**Short problem:** Write the entries below out again exactly; any picture in them stays out.
───── Information supplied ─────
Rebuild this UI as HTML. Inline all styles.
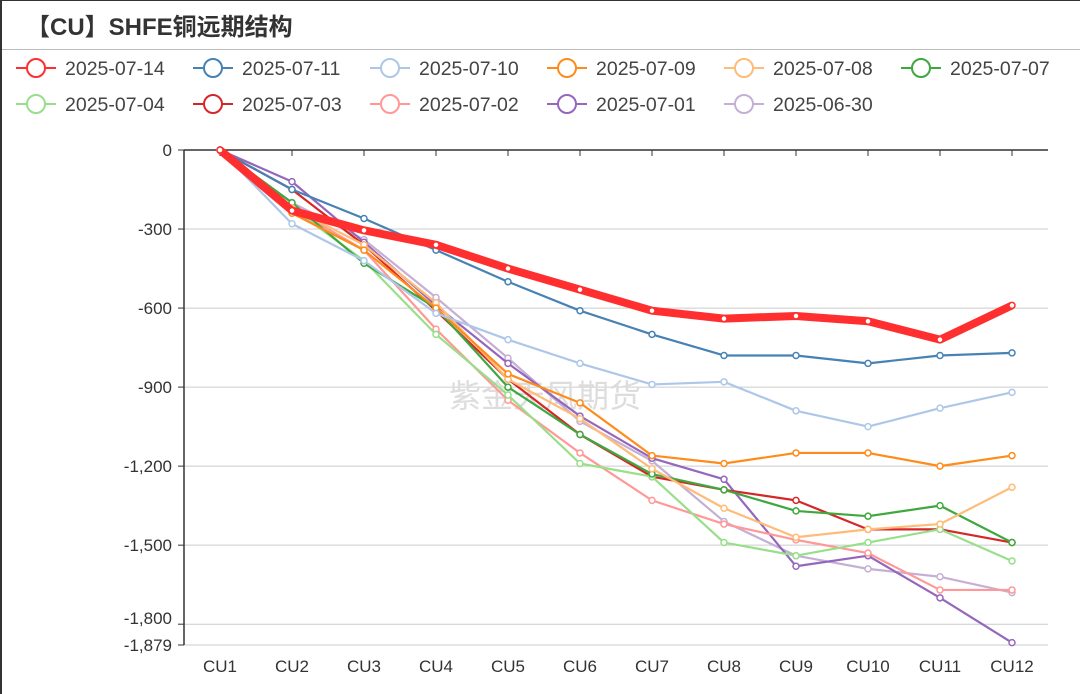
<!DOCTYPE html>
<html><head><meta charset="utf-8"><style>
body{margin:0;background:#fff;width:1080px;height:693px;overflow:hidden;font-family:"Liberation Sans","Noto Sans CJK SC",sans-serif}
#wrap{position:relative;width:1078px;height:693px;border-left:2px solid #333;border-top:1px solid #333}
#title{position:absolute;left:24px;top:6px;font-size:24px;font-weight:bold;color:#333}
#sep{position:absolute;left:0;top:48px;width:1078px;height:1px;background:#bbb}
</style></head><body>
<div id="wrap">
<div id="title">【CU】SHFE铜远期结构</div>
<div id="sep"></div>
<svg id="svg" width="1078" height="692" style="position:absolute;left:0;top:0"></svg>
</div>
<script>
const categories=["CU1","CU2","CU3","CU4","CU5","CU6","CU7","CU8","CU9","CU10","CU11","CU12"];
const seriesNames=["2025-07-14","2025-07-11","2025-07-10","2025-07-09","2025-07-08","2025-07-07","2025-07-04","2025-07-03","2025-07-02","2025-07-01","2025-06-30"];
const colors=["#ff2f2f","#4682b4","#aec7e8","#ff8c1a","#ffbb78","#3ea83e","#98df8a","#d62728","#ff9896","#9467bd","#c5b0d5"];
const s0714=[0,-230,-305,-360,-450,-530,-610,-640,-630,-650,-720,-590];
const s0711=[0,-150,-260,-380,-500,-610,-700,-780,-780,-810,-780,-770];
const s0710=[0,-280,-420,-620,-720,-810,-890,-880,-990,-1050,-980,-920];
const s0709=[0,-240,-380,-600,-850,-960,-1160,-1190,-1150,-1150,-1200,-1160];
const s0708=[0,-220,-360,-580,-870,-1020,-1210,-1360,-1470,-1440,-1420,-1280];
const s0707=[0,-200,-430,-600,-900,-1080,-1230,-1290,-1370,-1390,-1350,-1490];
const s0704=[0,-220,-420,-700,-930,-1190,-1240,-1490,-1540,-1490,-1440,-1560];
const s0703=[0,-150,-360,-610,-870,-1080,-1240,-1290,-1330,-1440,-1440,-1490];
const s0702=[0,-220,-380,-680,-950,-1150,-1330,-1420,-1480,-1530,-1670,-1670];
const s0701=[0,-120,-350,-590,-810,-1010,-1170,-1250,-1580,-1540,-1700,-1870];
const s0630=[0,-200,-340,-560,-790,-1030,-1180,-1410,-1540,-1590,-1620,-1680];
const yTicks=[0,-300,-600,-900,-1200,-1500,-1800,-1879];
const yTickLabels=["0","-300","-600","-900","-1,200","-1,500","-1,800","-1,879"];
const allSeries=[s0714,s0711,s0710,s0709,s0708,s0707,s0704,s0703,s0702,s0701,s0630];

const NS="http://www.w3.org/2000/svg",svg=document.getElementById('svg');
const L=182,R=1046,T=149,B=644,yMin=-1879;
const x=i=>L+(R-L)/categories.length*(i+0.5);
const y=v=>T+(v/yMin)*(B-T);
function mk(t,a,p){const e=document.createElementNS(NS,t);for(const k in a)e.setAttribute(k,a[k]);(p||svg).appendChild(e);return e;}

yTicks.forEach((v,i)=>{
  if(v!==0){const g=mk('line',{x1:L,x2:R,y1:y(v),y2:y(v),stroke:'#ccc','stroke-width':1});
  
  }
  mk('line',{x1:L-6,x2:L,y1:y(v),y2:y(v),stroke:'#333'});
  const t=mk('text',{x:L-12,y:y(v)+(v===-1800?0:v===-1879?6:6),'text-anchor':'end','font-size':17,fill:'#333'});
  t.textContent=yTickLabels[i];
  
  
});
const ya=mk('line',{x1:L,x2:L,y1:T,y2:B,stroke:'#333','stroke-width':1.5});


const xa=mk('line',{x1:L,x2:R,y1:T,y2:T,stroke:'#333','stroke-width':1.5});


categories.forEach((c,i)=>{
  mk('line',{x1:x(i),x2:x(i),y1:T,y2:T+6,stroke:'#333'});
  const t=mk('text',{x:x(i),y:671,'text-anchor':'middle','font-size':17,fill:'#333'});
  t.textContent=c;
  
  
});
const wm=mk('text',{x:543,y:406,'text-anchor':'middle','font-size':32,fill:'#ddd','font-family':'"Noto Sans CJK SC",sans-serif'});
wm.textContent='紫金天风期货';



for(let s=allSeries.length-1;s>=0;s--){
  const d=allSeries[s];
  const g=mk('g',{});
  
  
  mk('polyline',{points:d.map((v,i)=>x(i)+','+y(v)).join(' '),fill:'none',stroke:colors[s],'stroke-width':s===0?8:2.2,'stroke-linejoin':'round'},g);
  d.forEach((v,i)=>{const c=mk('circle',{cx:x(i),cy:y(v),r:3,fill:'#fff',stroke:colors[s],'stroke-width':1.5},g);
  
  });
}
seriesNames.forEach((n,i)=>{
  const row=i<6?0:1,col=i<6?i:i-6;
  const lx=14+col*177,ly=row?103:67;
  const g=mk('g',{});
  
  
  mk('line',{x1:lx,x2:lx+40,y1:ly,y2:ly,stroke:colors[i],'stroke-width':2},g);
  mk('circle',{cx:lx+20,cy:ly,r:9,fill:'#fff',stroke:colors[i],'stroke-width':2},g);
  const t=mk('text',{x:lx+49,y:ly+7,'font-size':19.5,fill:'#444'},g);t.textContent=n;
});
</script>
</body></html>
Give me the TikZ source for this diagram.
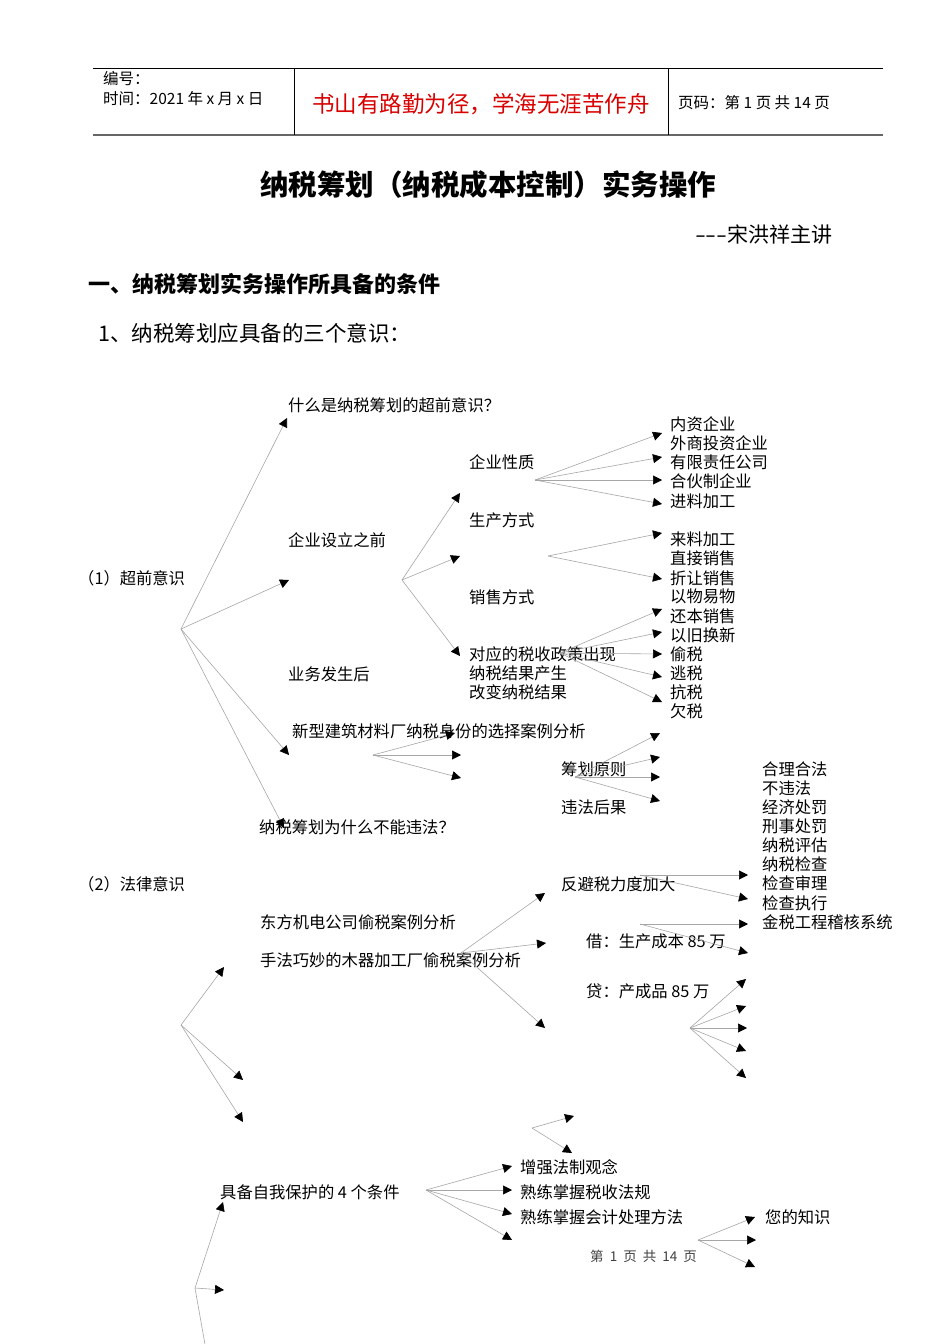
─────
**Full output:**
Rebuild this UI as HTML. Inline all styles.
<!DOCTYPE html>
<html><head><meta charset="utf-8"><style>
body{margin:0;background:#fff;width:1080px;height:693px;overflow:hidden;font-family:"Liberation Sans","Noto Sans CJK SC",sans-serif}
#wrap{position:relative;width:1078px;height:693px;border-left:2px solid #333;border-top:1px solid #333}
#title{position:absolute;left:24px;top:6px;font-size:24px;font-weight:bold;color:#333}
#sep{position:absolute;left:0;top:48px;width:1078px;height:1px;background:#bbb}
</style></head><body>
<div id="wrap">
<div id="title">【CU】SHFE铜远期结构</div>
<div id="sep"></div>
<svg id="svg" width="1078" height="692" style="position:absolute;left:0;top:0"></svg>
</div>
<script>
const categories=["CU1","CU2","CU3","CU4","CU5","CU6","CU7","CU8","CU9","CU10","CU11","CU12"];
const seriesNames=["2025-07-14","2025-07-11","2025-07-10","2025-07-09","2025-07-08","2025-07-07","2025-07-04","2025-07-03","2025-07-02","2025-07-01","2025-06-30"];
const colors=["#ff2f2f","#4682b4","#aec7e8","#ff8c1a","#ffbb78","#3ea83e","#98df8a","#d62728","#ff9896","#9467bd","#c5b0d5"];
const s0714=[0,-230,-305,-360,-450,-530,-610,-640,-630,-650,-720,-590];
const s0711=[0,-150,-260,-380,-500,-610,-700,-780,-780,-810,-780,-770];
const s0710=[0,-280,-420,-620,-720,-810,-890,-880,-990,-1050,-980,-920];
const s0709=[0,-240,-380,-600,-850,-960,-1160,-1190,-1150,-1150,-1200,-1160];
const s0708=[0,-220,-360,-580,-870,-1020,-1210,-1360,-1470,-1440,-1420,-1280];
const s0707=[0,-200,-430,-600,-900,-1080,-1230,-1290,-1370,-1390,-1350,-1490];
const s0704=[0,-220,-420,-700,-930,-1190,-1240,-1490,-1540,-1490,-1440,-1560];
const s0703=[0,-150,-360,-610,-870,-1080,-1240,-1290,-1330,-1440,-1440,-1490];
const s0702=[0,-220,-380,-680,-950,-1150,-1330,-1420,-1480,-1530,-1670,-1670];
const s0701=[0,-120,-350,-590,-810,-1010,-1170,-1250,-1580,-1540,-1700,-1870];
const s0630=[0,-200,-340,-560,-790,-1030,-1180,-1410,-1540,-1590,-1620,-1680];
const yTicks=[0,-300,-600,-900,-1200,-1500,-1800,-1879];
const yTickLabels=["0","-300","-600","-900","-1,200","-1,500","-1,800","-1,879"];
const allSeries=[s0714,s0711,s0710,s0709,s0708,s0707,s0704,s0703,s0702,s0701,s0630];

const NS="http://www.w3.org/2000/svg",svg=document.getElementById('svg');
const L=182,R=1046,T=149,B=644,yMin=-1879;
const x=i=>L+(R-L)/categories.length*(i+0.5);
const y=v=>T+(v/yMin)*(B-T);
function mk(t,a,p){const e=document.createElementNS(NS,t);for(const k in a)e.setAttribute(k,a[k]);(p||svg).appendChild(e);return e;}

yTicks.forEach((v,i)=>{
  if(v!==0){const g=mk('line',{x1:L,x2:R,y1:y(v),y2:y(v),stroke:'#ccc','stroke-width':1});
  
  }
  mk('line',{x1:L-6,x2:L,y1:y(v),y2:y(v),stroke:'#333'});
  const t=mk('text',{x:L-12,y:y(v)+(v===-1800?0:v===-1879?6:6),'text-anchor':'end','font-size':17,fill:'#333'});
  t.textContent=yTickLabels[i];
  
  
});
const ya=mk('line',{x1:L,x2:L,y1:T,y2:B,stroke:'#333','stroke-width':1.5});


const xa=mk('line',{x1:L,x2:R,y1:T,y2:T,stroke:'#333','stroke-width':1.5});


categories.forEach((c,i)=>{
  mk('line',{x1:x(i),x2:x(i),y1:T,y2:T+6,stroke:'#333'});
  const t=mk('text',{x:x(i),y:671,'text-anchor':'middle','font-size':17,fill:'#333'});
  t.textContent=c;
  
  
});
const wm=mk('text',{x:543,y:406,'text-anchor':'middle','font-size':32,fill:'#ddd','font-family':'"Noto Sans CJK SC",sans-serif'});
wm.textContent='紫金天风期货';



for(let s=allSeries.length-1;s>=0;s--){
  const d=allSeries[s];
  const g=mk('g',{});
  
  
  mk('polyline',{points:d.map((v,i)=>x(i)+','+y(v)).join(' '),fill:'none',stroke:colors[s],'stroke-width':s===0?8:2.2,'stroke-linejoin':'round'},g);
  d.forEach((v,i)=>{const c=mk('circle',{cx:x(i),cy:y(v),r:3,fill:'#fff',stroke:colors[s],'stroke-width':1.5},g);
  
  });
}
seriesNames.forEach((n,i)=>{
  const row=i<6?0:1,col=i<6?i:i-6;
  const lx=14+col*177,ly=row?103:67;
  const g=mk('g',{});
  
  
  mk('line',{x1:lx,x2:lx+40,y1:ly,y2:ly,stroke:colors[i],'stroke-width':2},g);
  mk('circle',{cx:lx+20,cy:ly,r:9,fill:'#fff',stroke:colors[i],'stroke-width':2},g);
  const t=mk('text',{x:lx+49,y:ly+7,'font-size':19.5,fill:'#444'},g);t.textContent=n;
});
</script>
</body></html>
Give me the TikZ source for this diagram.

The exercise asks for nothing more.